What you will do:
Begin at the line containing "Recreate this image" in the entries below and end at the line containing "ax = fig.add_axes([0.11, 0.163, 0.882, 0.822])"; transcribe that range exactly and nothing outside it.
• • • • • • •
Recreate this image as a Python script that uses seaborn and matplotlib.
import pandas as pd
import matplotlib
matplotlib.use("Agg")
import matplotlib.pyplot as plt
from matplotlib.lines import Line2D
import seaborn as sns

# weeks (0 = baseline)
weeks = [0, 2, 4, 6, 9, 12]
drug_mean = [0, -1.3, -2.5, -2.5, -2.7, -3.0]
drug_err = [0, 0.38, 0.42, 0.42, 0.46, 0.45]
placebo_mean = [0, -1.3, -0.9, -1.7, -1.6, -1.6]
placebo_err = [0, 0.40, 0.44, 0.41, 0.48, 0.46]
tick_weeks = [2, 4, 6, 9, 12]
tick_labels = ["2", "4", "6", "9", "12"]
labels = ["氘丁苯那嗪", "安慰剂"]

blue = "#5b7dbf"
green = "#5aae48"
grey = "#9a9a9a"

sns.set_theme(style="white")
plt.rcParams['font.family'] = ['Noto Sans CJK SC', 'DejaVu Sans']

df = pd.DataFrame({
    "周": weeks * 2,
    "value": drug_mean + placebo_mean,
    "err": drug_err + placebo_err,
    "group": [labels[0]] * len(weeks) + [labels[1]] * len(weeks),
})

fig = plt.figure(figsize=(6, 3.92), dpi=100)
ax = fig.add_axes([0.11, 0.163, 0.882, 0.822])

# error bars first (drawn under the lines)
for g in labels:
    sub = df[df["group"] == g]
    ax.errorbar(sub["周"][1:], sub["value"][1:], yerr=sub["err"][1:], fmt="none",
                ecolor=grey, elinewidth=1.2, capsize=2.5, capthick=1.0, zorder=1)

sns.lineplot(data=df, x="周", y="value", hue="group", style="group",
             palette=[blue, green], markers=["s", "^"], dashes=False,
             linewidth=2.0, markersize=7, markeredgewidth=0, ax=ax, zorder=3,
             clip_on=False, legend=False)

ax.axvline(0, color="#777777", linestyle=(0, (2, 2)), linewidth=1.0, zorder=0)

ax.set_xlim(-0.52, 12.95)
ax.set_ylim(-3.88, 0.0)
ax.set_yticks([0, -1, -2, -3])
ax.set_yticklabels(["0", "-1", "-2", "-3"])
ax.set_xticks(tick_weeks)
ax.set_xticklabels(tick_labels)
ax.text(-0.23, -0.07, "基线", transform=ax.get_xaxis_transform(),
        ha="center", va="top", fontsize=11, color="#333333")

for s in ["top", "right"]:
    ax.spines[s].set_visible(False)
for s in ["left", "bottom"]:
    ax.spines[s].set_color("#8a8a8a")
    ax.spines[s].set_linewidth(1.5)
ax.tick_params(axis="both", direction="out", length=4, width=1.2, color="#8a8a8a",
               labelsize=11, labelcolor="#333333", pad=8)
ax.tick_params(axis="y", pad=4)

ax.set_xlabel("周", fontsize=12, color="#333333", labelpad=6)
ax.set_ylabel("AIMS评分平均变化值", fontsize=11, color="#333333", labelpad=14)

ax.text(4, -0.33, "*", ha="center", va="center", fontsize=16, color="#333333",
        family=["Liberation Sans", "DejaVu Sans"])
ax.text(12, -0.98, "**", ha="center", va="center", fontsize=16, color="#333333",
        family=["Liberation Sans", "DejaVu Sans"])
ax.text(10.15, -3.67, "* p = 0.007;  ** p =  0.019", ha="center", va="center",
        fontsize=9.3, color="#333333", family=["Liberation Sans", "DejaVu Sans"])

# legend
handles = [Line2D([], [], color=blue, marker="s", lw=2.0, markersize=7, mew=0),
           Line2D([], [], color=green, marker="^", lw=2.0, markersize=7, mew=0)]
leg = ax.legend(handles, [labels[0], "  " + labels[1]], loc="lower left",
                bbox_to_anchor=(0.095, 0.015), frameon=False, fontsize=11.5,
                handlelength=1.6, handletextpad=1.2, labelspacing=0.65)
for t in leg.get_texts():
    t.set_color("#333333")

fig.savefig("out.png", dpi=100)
• • • • • • •
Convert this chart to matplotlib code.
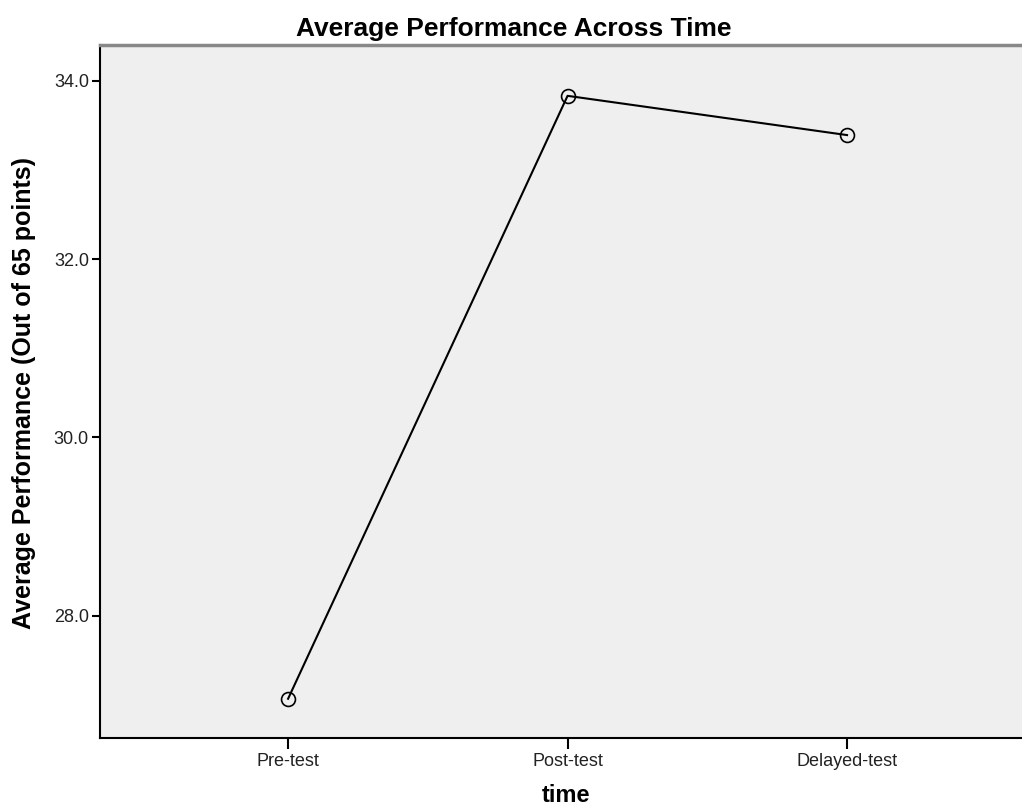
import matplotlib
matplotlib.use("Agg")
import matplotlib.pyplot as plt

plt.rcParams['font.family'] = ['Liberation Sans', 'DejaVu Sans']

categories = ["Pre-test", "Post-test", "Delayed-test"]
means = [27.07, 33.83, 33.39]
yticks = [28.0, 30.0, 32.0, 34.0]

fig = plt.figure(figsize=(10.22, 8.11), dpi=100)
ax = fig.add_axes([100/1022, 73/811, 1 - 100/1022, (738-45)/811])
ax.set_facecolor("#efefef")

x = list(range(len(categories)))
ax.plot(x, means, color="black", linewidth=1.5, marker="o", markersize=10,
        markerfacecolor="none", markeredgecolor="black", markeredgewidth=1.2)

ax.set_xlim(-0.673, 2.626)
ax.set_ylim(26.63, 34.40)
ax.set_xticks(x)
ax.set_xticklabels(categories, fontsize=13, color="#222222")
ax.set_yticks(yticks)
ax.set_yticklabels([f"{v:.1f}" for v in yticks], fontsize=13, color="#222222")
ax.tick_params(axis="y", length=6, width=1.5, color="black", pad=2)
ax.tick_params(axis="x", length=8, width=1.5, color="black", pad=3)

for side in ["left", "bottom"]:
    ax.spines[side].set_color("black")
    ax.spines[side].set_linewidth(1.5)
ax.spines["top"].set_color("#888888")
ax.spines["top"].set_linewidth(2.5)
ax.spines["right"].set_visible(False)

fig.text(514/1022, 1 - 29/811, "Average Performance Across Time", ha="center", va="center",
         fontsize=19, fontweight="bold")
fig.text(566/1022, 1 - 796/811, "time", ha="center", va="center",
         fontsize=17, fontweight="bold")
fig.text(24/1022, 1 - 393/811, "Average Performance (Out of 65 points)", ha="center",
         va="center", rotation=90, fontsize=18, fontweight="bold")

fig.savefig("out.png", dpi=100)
• • • • • • •
Task output:
Recreate this image as a Python script that uses seaborn and matplotlib.
import pandas as pd
import matplotlib
matplotlib.use("Agg")
import matplotlib.pyplot as plt
from matplotlib.lines import Line2D
import seaborn as sns

# weeks (0 = baseline)
weeks = [0, 2, 4, 6, 9, 12]
drug_mean = [0, -1.3, -2.5, -2.5, -2.7, -3.0]
drug_err = [0, 0.38, 0.42, 0.42, 0.46, 0.45]
placebo_mean = [0, -1.3, -0.9, -1.7, -1.6, -1.6]
placebo_err = [0, 0.40, 0.44, 0.41, 0.48, 0.46]
tick_weeks = [2, 4, 6, 9, 12]
tick_labels = ["2", "4", "6", "9", "12"]
labels = ["氘丁苯那嗪", "安慰剂"]

blue = "#5b7dbf"
green = "#5aae48"
grey = "#9a9a9a"

sns.set_theme(style="white")
plt.rcParams['font.family'] = ['Noto Sans CJK SC', 'DejaVu Sans']

df = pd.DataFrame({
    "周": weeks * 2,
    "value": drug_mean + placebo_mean,
    "err": drug_err + placebo_err,
    "group": [labels[0]] * len(weeks) + [labels[1]] * len(weeks),
})

fig = plt.figure(figsize=(6, 3.92), dpi=100)
ax = fig.add_axes([0.11, 0.163, 0.882, 0.822])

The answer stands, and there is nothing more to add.